My time in Oregon last month was an absolutely incredible time with family and friends. In spite of a packed schedule, way too much food, and not a lot of sleep, I returned to Kigali last week feeling refreshed—a further confirmation that my trip home was a good choice and the right timing.

When I came to Kigali last November, it was not with the level of serenity and confidence that I felt this time around. After over a year of talking about and preparing for Rwanda, I stepped on the plane overwhelmed by the pain of feeling like I was walking away from a beautiful community in Portland, and fear of the unknown.

I remember at some point during that first flight to Amsterdam I was listening to music and working on a Sudoku puzzle as a way to occupy my mind and attempt to calm my nerves. I recently was going through that Sudoku book and found a note that I had written in the margins during that flight (sometimes the effort to dig through your backpack to find your journal to write down a thought is just too much).

“I had a moment where I wondered how I ended up on this plane headed to God knows what…and then I saw stars and remembered his promises.”
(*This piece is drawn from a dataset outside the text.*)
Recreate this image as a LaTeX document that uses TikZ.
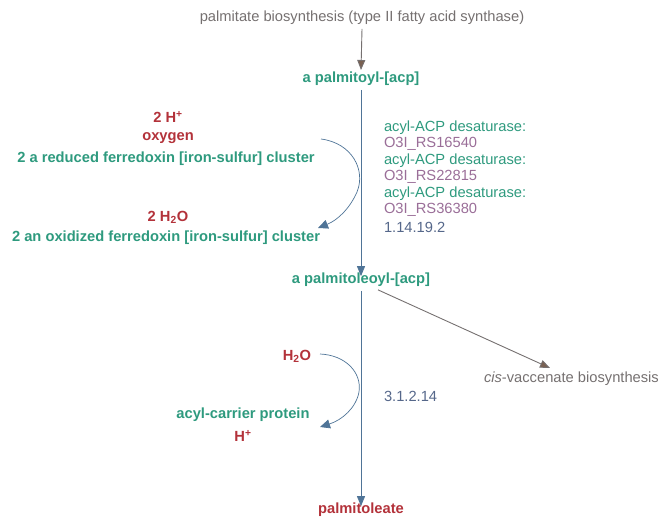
\documentclass[tikz,border=0pt]{standalone}
\usepackage{fontspec}
\setmainfont{Liberation Sans}
\usetikzlibrary{arrows.meta}
\definecolor{cpd}{HTML}{2E9A7E}
\definecolor{ion}{HTML}{B3323A}
\definecolor{gene}{HTML}{9A6E98}
\definecolor{ec}{HTML}{55678A}
\definecolor{link}{HTML}{757070}
\definecolor{rxn}{HTML}{4F7497}
\definecolor{pw}{HTML}{7A6152}
\tikzset{
  every node/.style={inner sep=0pt, outer sep=0pt, font=\fontsize{14.7}{17}\selectfont},
  main/.style={font=\fontsize{14.7}{17}\selectfont\bfseries, text=cpd},
  small/.style={font=\fontsize{14.7}{17}\selectfont\bfseries, text=ion},
  pathway/.style={text=link},
  enz/.style={text=cpd, anchor=west},
  gn/.style={text=gene, anchor=west},
  ecn/.style={text=ec, anchor=west},
  rline/.style={draw=rxn, line width=0.9pt, -{Triangle[length=10pt,width=8pt]}},
  pline/.style={draw=link, line width=0.9pt, -{Triangle[length=10pt,width=8pt,fill=pw]}},
  side/.style={draw=rxn, line width=0.7pt, -{Triangle[length=10pt,width=9pt]}},
}
\begin{document}
\begin{tikzpicture}[x=1pt,y=-1pt]
\useasboundingbox (0,0) rectangle (661,519);

% pathway links
\node[pathway] (pin) at (362,18) {palmitate biosynthesis (type II fatty acid synthase)};
\node[pathway, anchor=west] (pout) at (484,379) {\textit{cis}-vaccenate biosynthesis};

% main compounds
\node[main] (c1) at (361,79) {a palmitoyl-[acp]};
\node[main] (c2) at (361,280) {a palmitoleoyl-[acp]};
\node[main, text=ion] (c3) at (361,510) {palmitoleate};

% main arrows
\draw[pline] (pin.south) ++(0,4) coordinate (a0) -- (361,70) coordinate (a1);
\draw[rline] (c1.south) ++(0,4) -- ([yshift=-3pt]c2.north);
\draw[rline] (c2.south) ++(0,4) -- ([yshift=-3pt]c3.north);
\draw[pline] (c2.south) ++(17,3) -- (550,368) coordinate (a2);

% first reaction: side compounds
\node[small] (s1) at (168,117) {2 H\textsuperscript{+}};
\node[small] (s2) at (168,138) {oxygen};
\node[main] (s3) at (166,159) {2 a reduced ferredoxin [iron-sulfur] cluster};
\node[small] (s4) at (168,217) {2 H\textsubscript{2}O};
\node[main] (s5) at (166,238) {2 an oxidized ferredoxin [iron-sulfur] cluster};
\coordinate (u1) at (321,139);
\coordinate (u2) at (318,228);
\draw[side] (u1) .. controls (352,143) and (366,170) .. (357,192)
  .. controls (350,208) and (338,220) .. (u2);

% first reaction: enzymes
\node[enz] (e1) at (384,128) {acyl-ACP desaturase:};
\node[gn] (g1) at (384,144) {O3I\_RS16540};
\node[enz] (e2) at (384,161) {acyl-ACP desaturase:};
\node[gn] (g2) at (384,177) {O3I\_RS22815};
\node[enz] (e3) at (384,194) {acyl-ACP desaturase:};
\node[gn] (g3) at (384,210) {O3I\_RS36380};
\node[ecn] (ec1) at (384,227) {1.14.19.2};

% second reaction: side compounds
\node[small] (t1) at (297,356) {H\textsubscript{2}O};
\node[main] (t2) at (243,415) {acyl-carrier protein};
\node[small] (t3) at (243,436) {H\textsuperscript{+}};
\coordinate (v1) at (320,354);
\coordinate (v2) at (320,427);
\draw[side] (v1) .. controls (345,355) and (362,372) .. (359,392)
  .. controls (356,408) and (342,420) .. (v2);
\node[ecn] (ec2) at (384,396) {3.1.2.14};
\end{tikzpicture}
\end{document}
A few years ago, I was working at a summer camp in Santa Cruz. There was one evening towards the end of my summer where I was star-gazing with a friend as we waited for our campers to show up for our evening time around the fire. I was a few days away from my semester abroad in Rwanda and was feeling a lot of anxiety about the trip and the quick transition. As we laid out across wooden benches and watched the stars I listed aloud all of the things I was hoping for with my time abroad. Once I was in Rwanda, and in the years since, every time the sky was clear enough to look at the stars I felt like God was reminding me of those hopes, and to see how he was leading me towards them, or already had.
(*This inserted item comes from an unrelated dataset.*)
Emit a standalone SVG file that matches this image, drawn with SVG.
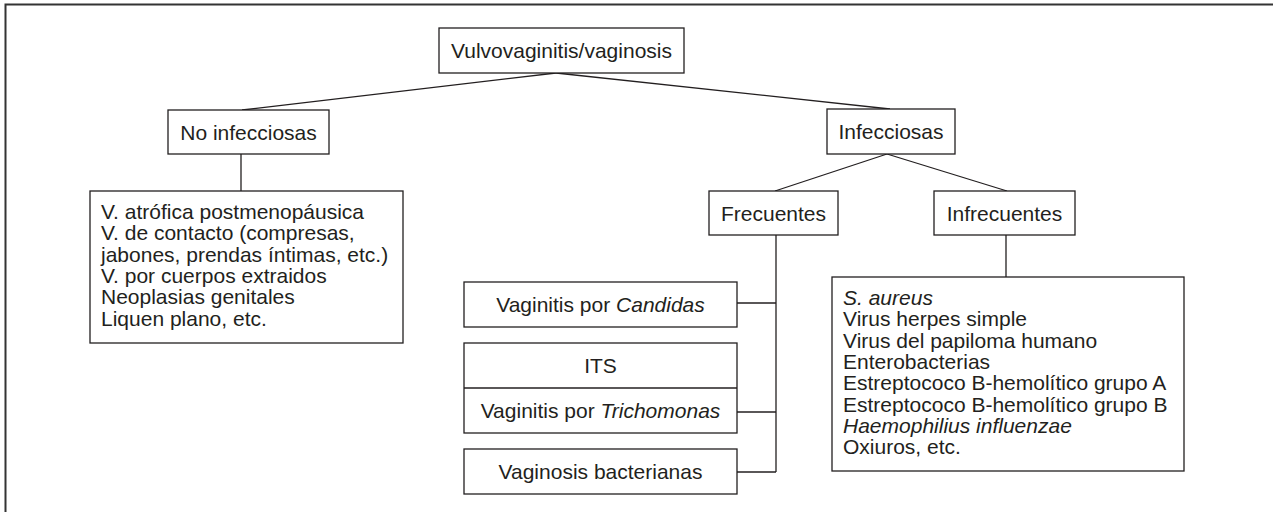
<svg xmlns="http://www.w3.org/2000/svg" width="1273" height="512" viewBox="0 0 1273 512">
<style>
.box{fill:#fff;stroke:#231f20;stroke-width:1.3}
.ln{fill:none;stroke:#231f20;stroke-width:1.3}
text{font-family:"Liberation Sans",Arial,sans-serif;font-size:21px;fill:#231f20}
.c{text-anchor:middle}
.i{font-style:italic}
</style>
<rect x="0" y="0" width="1273" height="512" fill="#fff"/>
<path d="M5.5,512 V4.5 H1273" fill="none" stroke="#333" stroke-width="2"/>
<g id="connectors">
<path class="ln" d="M556,73 L242,110"/>
<path class="ln" d="M556,73 L890,109"/>
<path class="ln" d="M241,154 V191"/>
<path class="ln" d="M887,154 L775,191"/>
<path class="ln" d="M887,154 L1007,191"/>
<path class="ln" d="M1006,235 V277"/>
<path class="ln" d="M776,235 V472"/>
<path class="ln" d="M737,303 H776"/>
<path class="ln" d="M737,412 H776"/>
<path class="ln" d="M737,472 H776"/>
</g>
<g id="root">
<rect class="box" x="439" y="28" width="245" height="45"/>
<text class="c" x="561.5" y="58">Vulvovaginitis/vaginosis</text>
</g>
<g id="no-infecciosas">
<rect class="box" x="168" y="110" width="161" height="44"/>
<text class="c" x="248.5" y="139.5">No infecciosas</text>
</g>
<g id="no-infecciosas-list">
<rect class="box" x="90" y="191" width="313" height="152"/>
<text x="101" y="219">V. atrófica postmenopáusica</text>
<text x="101" y="240.3">V. de contacto (compresas,</text>
<text x="101" y="261.6">jabones, prendas íntimas, etc.)</text>
<text x="101" y="282.9">V. por cuerpos extraidos</text>
<text x="101" y="304.2">Neoplasias genitales</text>
<text x="101" y="325.5">Liquen plano, etc.</text>
</g>
<g id="infecciosas">
<rect class="box" x="827" y="109" width="128" height="45"/>
<text class="c" x="891" y="139">Infecciosas</text>
</g>
<g id="frecuentes">
<rect class="box" x="709" y="191" width="129" height="44"/>
<text class="c" x="773.5" y="220.5">Frecuentes</text>
</g>
<g id="infrecuentes">
<rect class="box" x="934" y="191" width="141" height="44"/>
<text class="c" x="1004.5" y="220.5">Infrecuentes</text>
</g>
<g id="candidas">
<rect class="box" x="464" y="282" width="273" height="45"/>
<text class="c" x="600.5" y="312">Vaginitis por <tspan class="i">Candidas</tspan></text>
</g>
<g id="its-trichomonas">
<rect class="box" x="464" y="343" width="273" height="90"/>
<path class="ln" d="M464,388 H737"/>
<text class="c" x="600.5" y="373">ITS</text>
<text class="c" x="600.5" y="418">Vaginitis por <tspan class="i">Trichomonas</tspan></text>
</g>
<g id="vaginosis">
<rect class="box" x="464" y="449" width="273" height="45"/>
<text class="c" x="600.5" y="479">Vaginosis bacterianas</text>
</g>
<g id="infrecuentes-list">
<rect class="box" x="832" y="277" width="352" height="194"/>
<text x="843" y="305" class="i">S. aureus</text>
<text x="843" y="326.3">Virus herpes simple</text>
<text x="843" y="347.6">Virus del papiloma humano</text>
<text x="843" y="368.9">Enterobacterias</text>
<text x="843" y="390.2">Estreptococo B-hemolítico grupo A</text>
<text x="843" y="411.5">Estreptococo B-hemolítico grupo B</text>
<text x="843" y="432.8" class="i">Haemophilius influenzae</text>
<text x="843" y="454.1">Oxiuros, etc.</text>
</g>
</svg>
So, when I was on that plane, full of fear and doubt, the sight of a starry sky outside of my window gave me enough hope to keep going.

Several times in the last six months I have been on an evening bus into Kigali after a visit to a town in the northern part of the country. Sometimes, if it is dark enough, the dark hills blend into the dark sky, making the small, blue lights of the houses scattered across the hills look like stars, and I am reassured about this place. That the things I have been hoping for and pursuing are good and true and real. It is so easy to doubt that.

I recently re-read Parker Palmer’s Let Your Life Speak, a book about vocation and discernment and navigating through the various seasons of life.

Vocation at its deepest level is not, “Oh, boy, do I want to go to this strange place where I have to learn a new way to live and where no one, including me, understands what I’m doing.” Vocation at its deepest level is, “This is something I can’t not do, for reasons I’m unable to explain to anyone else and don’t fully understand myself but that are nonetheless compelling.”

With just a little bit of sass, Palmer says exactly what I have felt over and over again on this journey—that this is something I can’t not do, even if it doesn’t always make sense on the surface level.

Last week, as I boarded a flight to Washington DC, then Ethiopia, then Kigali I felt sent. Maybe released is a better word, but I felt like I was moving in the right direction and that I had a lot of people pushing me onward. Rather than mourning the loss of friends, I was thankful for sweet time with so many dear people and the ways that each of them is encouraging me forward. I felt refreshed in my soul and released from the fears and stresses that I had been feeling in the previous months as I was starting my life here.

It felt a little bit like going home.